PROBLEM | Transcribe the material from its first line onward, ending with the line that contains "start_year = 1963.0" and adding nothing beyond it.

— begin —

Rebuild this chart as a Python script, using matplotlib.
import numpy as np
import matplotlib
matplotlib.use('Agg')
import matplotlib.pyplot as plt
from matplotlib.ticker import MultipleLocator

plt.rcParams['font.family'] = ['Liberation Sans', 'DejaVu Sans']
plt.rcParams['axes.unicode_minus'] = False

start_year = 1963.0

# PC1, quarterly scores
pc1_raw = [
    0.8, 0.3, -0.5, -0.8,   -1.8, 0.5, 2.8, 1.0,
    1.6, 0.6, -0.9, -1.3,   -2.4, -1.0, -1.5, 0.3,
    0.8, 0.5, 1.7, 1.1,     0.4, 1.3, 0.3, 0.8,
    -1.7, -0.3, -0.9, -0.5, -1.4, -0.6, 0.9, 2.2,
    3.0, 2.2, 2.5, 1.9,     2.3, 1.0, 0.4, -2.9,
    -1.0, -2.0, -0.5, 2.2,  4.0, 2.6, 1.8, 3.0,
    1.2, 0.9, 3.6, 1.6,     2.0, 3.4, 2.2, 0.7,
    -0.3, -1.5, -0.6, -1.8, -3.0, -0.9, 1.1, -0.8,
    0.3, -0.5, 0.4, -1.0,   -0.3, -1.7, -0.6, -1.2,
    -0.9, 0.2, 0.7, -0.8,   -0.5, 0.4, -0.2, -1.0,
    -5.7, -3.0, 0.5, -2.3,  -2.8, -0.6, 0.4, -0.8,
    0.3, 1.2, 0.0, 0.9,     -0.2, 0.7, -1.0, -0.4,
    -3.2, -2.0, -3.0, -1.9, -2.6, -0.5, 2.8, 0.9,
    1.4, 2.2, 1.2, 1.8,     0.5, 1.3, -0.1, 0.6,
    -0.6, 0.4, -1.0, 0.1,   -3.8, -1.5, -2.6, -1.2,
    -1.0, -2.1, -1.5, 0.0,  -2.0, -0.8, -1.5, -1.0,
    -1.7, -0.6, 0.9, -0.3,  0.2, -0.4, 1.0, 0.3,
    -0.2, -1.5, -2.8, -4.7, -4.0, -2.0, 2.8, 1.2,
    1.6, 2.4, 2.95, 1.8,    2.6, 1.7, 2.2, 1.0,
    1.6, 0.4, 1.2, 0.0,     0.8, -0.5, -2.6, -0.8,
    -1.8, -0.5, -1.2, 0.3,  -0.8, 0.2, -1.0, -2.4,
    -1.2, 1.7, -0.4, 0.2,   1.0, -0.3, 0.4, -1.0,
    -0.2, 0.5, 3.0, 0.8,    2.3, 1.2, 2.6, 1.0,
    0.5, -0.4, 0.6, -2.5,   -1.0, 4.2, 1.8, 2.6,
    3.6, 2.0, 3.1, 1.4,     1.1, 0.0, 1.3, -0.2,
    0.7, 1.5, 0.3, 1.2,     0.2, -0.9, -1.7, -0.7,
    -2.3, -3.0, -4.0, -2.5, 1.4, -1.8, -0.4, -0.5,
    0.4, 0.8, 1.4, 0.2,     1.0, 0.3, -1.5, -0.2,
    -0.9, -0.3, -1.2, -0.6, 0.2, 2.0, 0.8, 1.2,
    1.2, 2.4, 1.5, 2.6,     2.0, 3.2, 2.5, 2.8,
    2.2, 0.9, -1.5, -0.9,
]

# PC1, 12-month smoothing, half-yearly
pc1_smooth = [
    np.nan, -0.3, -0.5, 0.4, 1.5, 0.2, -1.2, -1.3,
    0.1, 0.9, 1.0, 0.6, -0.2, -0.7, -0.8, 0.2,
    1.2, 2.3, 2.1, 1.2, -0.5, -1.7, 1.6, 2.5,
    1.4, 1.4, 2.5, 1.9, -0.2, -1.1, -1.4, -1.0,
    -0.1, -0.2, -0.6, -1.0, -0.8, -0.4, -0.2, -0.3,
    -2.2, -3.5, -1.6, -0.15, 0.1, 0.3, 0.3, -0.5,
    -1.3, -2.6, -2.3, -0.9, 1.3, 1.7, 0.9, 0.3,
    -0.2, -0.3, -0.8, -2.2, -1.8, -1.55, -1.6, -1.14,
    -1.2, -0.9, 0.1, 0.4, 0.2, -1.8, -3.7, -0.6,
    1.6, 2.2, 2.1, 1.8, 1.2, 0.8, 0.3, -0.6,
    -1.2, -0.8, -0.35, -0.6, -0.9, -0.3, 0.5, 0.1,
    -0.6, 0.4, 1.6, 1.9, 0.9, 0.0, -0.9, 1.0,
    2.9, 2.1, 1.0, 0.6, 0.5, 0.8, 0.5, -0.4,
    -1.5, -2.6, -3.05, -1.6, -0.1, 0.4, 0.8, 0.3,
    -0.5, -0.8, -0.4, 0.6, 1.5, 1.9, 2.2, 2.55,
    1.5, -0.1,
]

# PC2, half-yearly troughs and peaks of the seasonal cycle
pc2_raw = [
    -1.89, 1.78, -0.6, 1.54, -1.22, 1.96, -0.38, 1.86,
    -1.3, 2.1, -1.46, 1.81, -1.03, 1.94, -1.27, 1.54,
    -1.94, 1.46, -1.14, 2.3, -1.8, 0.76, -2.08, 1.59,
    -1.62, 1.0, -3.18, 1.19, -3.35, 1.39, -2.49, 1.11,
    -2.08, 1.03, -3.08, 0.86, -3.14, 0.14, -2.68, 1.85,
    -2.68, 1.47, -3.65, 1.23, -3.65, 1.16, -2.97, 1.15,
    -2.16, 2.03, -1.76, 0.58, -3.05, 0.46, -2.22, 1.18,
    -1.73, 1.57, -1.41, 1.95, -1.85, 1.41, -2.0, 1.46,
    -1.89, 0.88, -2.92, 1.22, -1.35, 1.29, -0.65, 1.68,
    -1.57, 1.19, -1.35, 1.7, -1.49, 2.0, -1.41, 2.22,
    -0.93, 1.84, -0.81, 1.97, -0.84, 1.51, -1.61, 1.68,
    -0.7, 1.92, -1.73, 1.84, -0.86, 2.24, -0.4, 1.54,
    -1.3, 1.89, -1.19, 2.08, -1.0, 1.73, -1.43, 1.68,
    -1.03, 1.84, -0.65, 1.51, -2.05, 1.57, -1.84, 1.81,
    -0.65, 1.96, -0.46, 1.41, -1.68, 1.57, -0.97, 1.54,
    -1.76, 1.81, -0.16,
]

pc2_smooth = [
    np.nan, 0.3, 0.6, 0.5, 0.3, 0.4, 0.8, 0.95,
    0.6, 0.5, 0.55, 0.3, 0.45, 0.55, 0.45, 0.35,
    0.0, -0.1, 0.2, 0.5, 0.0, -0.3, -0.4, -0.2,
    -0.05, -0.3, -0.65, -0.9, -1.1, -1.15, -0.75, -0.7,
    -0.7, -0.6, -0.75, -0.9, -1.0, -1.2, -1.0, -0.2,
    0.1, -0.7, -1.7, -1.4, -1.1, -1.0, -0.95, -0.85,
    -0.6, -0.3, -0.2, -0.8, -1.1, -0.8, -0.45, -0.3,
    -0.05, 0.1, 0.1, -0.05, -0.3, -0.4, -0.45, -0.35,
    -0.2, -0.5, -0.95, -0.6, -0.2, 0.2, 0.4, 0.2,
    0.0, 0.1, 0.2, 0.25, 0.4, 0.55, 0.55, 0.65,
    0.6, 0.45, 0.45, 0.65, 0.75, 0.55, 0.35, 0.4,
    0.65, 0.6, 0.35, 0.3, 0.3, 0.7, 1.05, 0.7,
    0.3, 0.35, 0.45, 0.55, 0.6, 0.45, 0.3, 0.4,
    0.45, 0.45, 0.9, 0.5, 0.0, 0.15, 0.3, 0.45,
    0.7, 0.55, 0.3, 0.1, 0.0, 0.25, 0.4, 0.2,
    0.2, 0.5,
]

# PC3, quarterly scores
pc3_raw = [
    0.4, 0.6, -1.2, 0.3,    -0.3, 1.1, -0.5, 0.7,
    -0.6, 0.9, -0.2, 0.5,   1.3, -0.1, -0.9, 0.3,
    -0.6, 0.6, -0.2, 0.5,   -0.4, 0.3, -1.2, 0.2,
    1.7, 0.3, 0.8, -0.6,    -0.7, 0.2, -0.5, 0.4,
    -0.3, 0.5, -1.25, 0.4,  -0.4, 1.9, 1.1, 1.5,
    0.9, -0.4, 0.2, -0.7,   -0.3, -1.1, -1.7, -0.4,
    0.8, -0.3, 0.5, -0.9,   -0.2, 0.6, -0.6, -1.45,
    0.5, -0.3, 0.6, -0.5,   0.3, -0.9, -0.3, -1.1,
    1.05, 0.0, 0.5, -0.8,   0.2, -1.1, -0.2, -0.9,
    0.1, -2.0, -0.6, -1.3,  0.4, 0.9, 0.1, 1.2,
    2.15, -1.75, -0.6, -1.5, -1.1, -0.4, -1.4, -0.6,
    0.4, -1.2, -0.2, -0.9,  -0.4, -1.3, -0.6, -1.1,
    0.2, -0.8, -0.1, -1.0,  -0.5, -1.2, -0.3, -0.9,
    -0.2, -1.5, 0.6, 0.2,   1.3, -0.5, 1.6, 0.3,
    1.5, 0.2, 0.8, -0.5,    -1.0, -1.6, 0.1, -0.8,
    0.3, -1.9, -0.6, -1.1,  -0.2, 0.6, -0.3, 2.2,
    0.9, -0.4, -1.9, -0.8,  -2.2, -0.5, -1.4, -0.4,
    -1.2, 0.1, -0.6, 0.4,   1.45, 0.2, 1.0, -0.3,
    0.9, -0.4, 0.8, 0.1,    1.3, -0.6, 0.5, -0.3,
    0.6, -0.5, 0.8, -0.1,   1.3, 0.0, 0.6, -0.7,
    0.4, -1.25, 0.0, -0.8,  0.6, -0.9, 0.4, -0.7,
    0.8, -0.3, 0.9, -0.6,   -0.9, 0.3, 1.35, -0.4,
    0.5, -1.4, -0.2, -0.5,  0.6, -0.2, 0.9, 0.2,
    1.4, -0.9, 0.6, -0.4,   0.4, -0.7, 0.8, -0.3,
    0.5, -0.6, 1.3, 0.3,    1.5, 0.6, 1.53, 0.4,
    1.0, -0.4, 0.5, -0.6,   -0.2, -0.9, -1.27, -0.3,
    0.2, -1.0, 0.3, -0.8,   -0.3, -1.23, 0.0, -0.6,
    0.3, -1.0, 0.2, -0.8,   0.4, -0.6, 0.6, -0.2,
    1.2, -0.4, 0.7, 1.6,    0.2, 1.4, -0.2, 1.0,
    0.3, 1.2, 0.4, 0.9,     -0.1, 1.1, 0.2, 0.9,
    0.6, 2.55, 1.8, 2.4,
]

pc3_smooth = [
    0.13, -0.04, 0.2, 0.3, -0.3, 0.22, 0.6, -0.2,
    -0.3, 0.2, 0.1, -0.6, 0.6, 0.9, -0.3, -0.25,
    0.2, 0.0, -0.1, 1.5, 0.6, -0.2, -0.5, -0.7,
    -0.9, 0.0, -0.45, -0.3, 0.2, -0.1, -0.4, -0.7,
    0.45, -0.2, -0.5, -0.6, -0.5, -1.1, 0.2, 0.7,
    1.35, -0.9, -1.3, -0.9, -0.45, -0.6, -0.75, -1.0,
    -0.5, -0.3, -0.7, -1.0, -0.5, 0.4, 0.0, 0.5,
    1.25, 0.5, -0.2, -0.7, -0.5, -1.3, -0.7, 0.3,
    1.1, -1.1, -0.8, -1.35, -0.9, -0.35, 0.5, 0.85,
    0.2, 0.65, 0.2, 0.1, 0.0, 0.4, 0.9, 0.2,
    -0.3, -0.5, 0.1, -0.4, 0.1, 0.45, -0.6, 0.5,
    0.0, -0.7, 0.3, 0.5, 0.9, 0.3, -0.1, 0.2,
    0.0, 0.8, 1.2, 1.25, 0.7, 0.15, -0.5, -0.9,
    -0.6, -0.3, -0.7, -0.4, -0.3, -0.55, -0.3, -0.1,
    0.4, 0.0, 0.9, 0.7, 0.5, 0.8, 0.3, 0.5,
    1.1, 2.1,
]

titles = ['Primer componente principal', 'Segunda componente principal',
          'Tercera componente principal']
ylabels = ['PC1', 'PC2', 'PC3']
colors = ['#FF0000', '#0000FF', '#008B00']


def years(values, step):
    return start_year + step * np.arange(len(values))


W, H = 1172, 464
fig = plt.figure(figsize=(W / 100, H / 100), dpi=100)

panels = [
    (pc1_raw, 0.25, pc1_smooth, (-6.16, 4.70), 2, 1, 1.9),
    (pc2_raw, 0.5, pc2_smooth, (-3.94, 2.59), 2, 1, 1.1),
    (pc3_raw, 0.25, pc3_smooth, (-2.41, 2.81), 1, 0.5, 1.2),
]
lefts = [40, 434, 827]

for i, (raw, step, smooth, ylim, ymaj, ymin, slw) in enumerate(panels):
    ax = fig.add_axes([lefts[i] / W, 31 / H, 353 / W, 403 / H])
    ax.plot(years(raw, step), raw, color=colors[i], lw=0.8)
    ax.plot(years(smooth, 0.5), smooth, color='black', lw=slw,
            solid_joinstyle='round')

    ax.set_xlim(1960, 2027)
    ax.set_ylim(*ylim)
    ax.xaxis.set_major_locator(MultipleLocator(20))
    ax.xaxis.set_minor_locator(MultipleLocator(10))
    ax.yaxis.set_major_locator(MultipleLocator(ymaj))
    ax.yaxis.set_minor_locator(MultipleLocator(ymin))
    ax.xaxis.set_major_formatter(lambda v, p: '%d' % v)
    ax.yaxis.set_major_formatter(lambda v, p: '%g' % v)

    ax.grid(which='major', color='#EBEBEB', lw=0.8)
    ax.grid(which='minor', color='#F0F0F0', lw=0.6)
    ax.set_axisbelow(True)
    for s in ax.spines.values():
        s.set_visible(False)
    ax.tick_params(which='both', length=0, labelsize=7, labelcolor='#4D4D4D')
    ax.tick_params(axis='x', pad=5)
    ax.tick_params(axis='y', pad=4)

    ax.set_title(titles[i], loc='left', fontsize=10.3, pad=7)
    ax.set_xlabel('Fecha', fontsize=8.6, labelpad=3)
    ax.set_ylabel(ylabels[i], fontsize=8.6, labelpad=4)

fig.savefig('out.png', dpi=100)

— end —

EXERCISE ANSWER |
Rebuild this chart as a Python script, using matplotlib.
import numpy as np
import matplotlib
matplotlib.use('Agg')
import matplotlib.pyplot as plt
from matplotlib.ticker import MultipleLocator

plt.rcParams['font.family'] = ['Liberation Sans', 'DejaVu Sans']
plt.rcParams['axes.unicode_minus'] = False

start_year = 1963.0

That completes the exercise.